Mas será que Sá Moreira não está apenas querendo cobrir a fissura aberta pelo deslocamento de placas tectônicas com band aid? Os cursos de filosofia têm duração limitada. Os programas de pós-graduação também. Eles não podem—por uma questão de tempo, por uma questão de espaço, por uma questão de recursos—abarcar toda diversidade do pensamento humano. Para se fazer justiça ao pensamento produzido na América Latina, na África, na Ásia e na Oceania é preciso, sim, ferir tanto a exclusividade quanto a centralidade de que a Europa e os EUA atualmente desfrutam. É preciso reduzir drasticamente a quantidade de energia dedicada à assimilação e à difusão do pensamento produzido pelos membros da Organização do Tratado do Atlântico Norte (OTAN).

Evidentemente, a comunidade brasileira dominante de filosofia acadêmica—firmemente alinhada à OTAN—não precisa reagir apaixonadamente contra propostas modestas de reformas curriculares. É perfeitamente possível incluir de maneira tímida e controlada obras produzidas na periferia do mundo sem infringir a hegemonia filosófica do Atlântico Norte. Mas talvez o pânico civilizacional esteja, sim, plenamente justificado diante de propostas que não se contentam com inclusões meramente perfunctórias, meramente tokenísticas. Talvez o pânico civilizacional esteja, sim, plenamente justificado diante de propostas que visam realmente solucionar o problema do colonialismo acadêmico e não apenas aliviar a crescente pressão exercida pela tomada de consciência de que o mundo é maior do que a OTAN.
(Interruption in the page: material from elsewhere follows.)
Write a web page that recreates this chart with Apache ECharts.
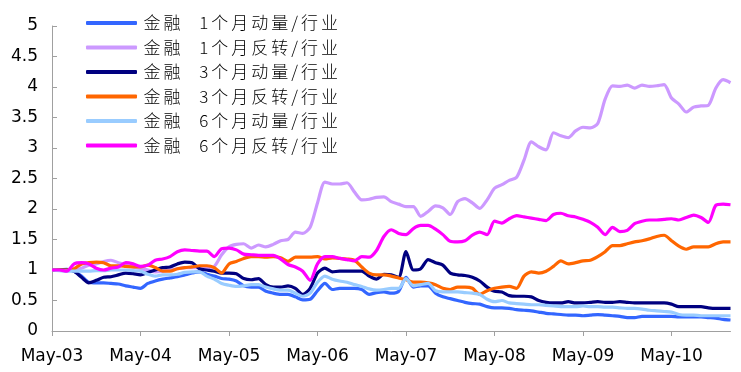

As propostas verdadeiramente consequentes não podem ser equacionadas a crianças querendo assustar a academia. Elas buscam mudanças estruturais e estruturantes. Elas demandam não reformas pontuais, mas reconfigurações profundas, radicais e de longo alcance. Se elas provocam pânico, é porque elas não se contentam com pouco. É porque elas não querem apenas criar cotas para obras saídas de cabeças negras, mestizas e femininas. É porque elas querem efetivamente acabar com a Ku Klux Klan. Elas querem efetivamente acabar com o alinhamento intelectual à OTAN. Elas querem fechar as veias abertas do colonialismo acadêmico. 

 

Proposta

Implementação

Reação

Diversificação

 

Introduzir de forma controlada e moderada obras de agentes epistêmicos marginalizados, inferiorizados e racializados, sem forçar uma completa reconfiguração do currículo

Como se trata de uma proposta estruturalmente inofensiva, o pânico civilizacional não é justificado

Revolução

 

Abrir espaço para agentes epistêmicos marginalizados, inferiorizados e racializados de forma genuína, eliminando o destaque concedido às obras produzidas na Europa e nos EUA

Como se trata uma proposta radical e estruturante, o pânico civilizacional é plenamente justificado

Há uma grande diferença entre diversificar o currículo e revolucionar o currículo. Diversificar o currículo é colocar um ou outro latino-americano, um ou outro africano, um ou outro indígena no meio de um exército de autores do Atlântico Norte. Diversificar o currículo é continuar primariamente reverenciando o cânone ocidental, isto é, batendo continência para Locke, Kant, Hegel, Nietzsche, Heidegger, Deleuze, Agamben etc.—e mencionando Lélia Gonzalez ou Davi Kopenawa apenas ocasionalmente, apenas en passant. Revolucionar o currículo implica necessariamente no reconhecimento de que não há como tratar as obras de Lélia Gonzalez, Davi Kopenawa, Julio Cabrera, Amílcar Cabral, Ken Saro-Wiwa, Ailton Krenak, Viveiros de Castro, Rafael Haddock-Lobo e Antônio Bispo—a lista pode ser expandida quase indefinidamente—com a atenção e o cuidado que merecem sem escandalizar a OTAN. Revolucionar o currículo é democratizar o palco do pensamento—e não iremos nunca democratizá-lo se não sacrificarmos um ou outro pensador do Atlântico Norte no altar de Quetzalcoatl.